Saturday, January 26, 2013

Simple truth miscalled simplicity

Fremont hills from Quarry lakes. 12"x12". Oil on canvas panel. 2012
My mind keeps returning to Henri Matisse's exhibition and my first thoughts about it

Why? Because it suddenly opened to me a new way to look at my own process. See, I knew that, quite often, the best (or, at least, the favorite) of my paintings emerge in several leaps, the first attempt being much more realistic and "complex" than the final result. 

Fremont hills from Quarry lakes (the first version)
This painting above is just one example. Here is how the first attempt looked like: a greener grass (to put it mildly), much more color complexities overall, more modeling of shape in the trees, more detail in the background. In many other works, the difference between their beginnings and the final result is even more drastic: in a sense, the whole "Nothingness" series is about my coming to terms with this process of elimination, this search for the essential.

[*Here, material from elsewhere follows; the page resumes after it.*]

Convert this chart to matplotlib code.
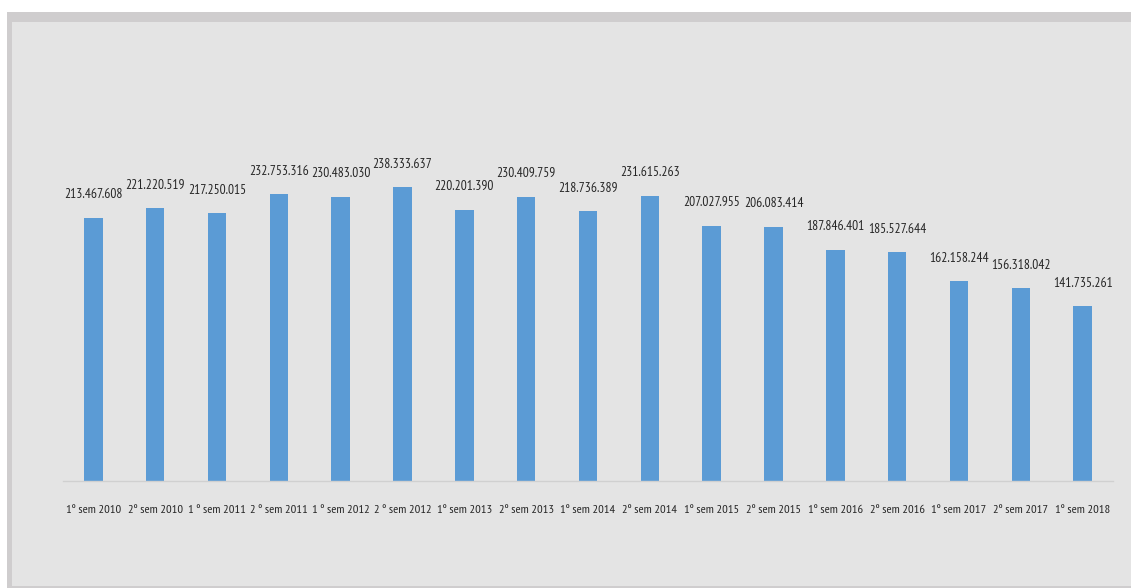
import matplotlib
matplotlib.use('Agg')
import matplotlib.pyplot as plt
from matplotlib import font_manager
from matplotlib.font_manager import FontProperties
from matplotlib.patches import Rectangle
from matplotlib.textpath import TextPath

semesters = ['1º sem 2010', '2º sem 2010', '1 º sem 2011', '2 º sem 2011', '1 º sem 2012',
             '2 º sem 2012', '1º sem 2013', '2º sem 2013', '1º sem 2014', '2º sem 2014',
             '1º sem 2015', '2º sem 2015', '1º sem 2016', '2º sem 2016', '1º sem 2017',
             '2º sem 2017', '1º sem 2018']
values = [213467608, 221220519, 217250015, 232753316, 230483030, 238333637, 220201390,
          230409759, 218736389, 231615263, 207027955, 206083414, 187846401, 185527644,
          162158244, 156318042, 141735261]

# pick a narrow family if one is there, else condensed DejaVu
names = {f.name for f in font_manager.fontManager.ttflist}
fp = FontProperties(family='DejaVu Sans', stretch='condensed')
for cand in ['PT Sans Narrow', 'Roboto Condensed', 'Archivo Narrow', 'Abel']:
    if cand in names:
        fp = FontProperties(family=cand)
        break


def fit_size(text, px):
    w_pt = TextPath((0, 0), text, size=10, prop=fp).get_extents().width
    return 10 * px / (w_pt * 100 / 72)


# value labels ~57 px wide, tick labels so the widest fits between bars
fp_val = fp.copy()
fp_val.set_size(fit_size('213.467.608', 57))
fp_tick = fp.copy()
fp_tick.set_size(fit_size('2 º sem 2012', 56))

W, H = 1131, 588
fig = plt.figure(figsize=(W / 100, H / 100), dpi=100)
fig.patch.set_facecolor('white')

# chart area frame
fig.patches.append(Rectangle((7 / W, 0), 1.0, (H - 12) / H, transform=fig.transFigure,
                             facecolor='#cfcdce', edgecolor='none', zorder=-2))
fig.patches.append(Rectangle((12 / W, 2 / H), 1.0, (H - 24) / H, transform=fig.transFigure,
                             facecolor='#e4e4e4', edgecolor='none', zorder=-1))

ax = fig.add_axes([63 / W, (H - 481) / H, 1050 / W, (481 - 30) / H])
ax.set_facecolor('none')

x = list(range(len(values)))
ax.bar(x, values, width=0.3, color='#5b9bd5', zorder=2)

for xi, v in zip(x, values):
    label = f'{v:,}'.replace(',', '.')
    ax.annotate(label, (xi, v), xytext=(0, 12), textcoords='offset points',
                ha='center', va='bottom', fontproperties=fp_val, color='#262626')

ax.set_xlim(-0.49, len(values) - 0.51)
ax.set_ylim(0, 366e6)
ax.set_xticks(x)
ax.set_xticklabels(semesters, fontproperties=fp_tick, color='#262626')
ax.tick_params(axis='x', length=0, pad=17)
ax.set_yticks([])
for side in ['top', 'left', 'right']:
    ax.spines[side].set_visible(False)
ax.spines['bottom'].set_color('#d0d0d0')
ax.spines['bottom'].set_linewidth(1.0)

fig.savefig('out.png', dpi=100)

I used to assume that this is a matter of my overall evolution, that it's the older works that need this kind of revamping, while now that I know the general direction of what I am trying to achieve, I might "skip" the first part of the process. What the Matisse exhibition has shown to me is that's not the case, and not something to try and achieve. If he began "from scratch" every single time, why should it be easier for me? There are, in the end, no shortcuts on this path. Or if there are, they would lead you to some sort of trivial simplicity, not to simple truth

In a sense, I felt something along these lines from the very beginning: every time I heard or read the common painting/drawing advice to start with simplified shapes and add complexity and detail later, I felt that the simplicity that can be laid out in the beginning is just not the same simplicity that makes a great painting and is worth striving for. The Matisse exhibition just made this understanding crystal-clear, brought it in the sharp focus of ultimate clarity.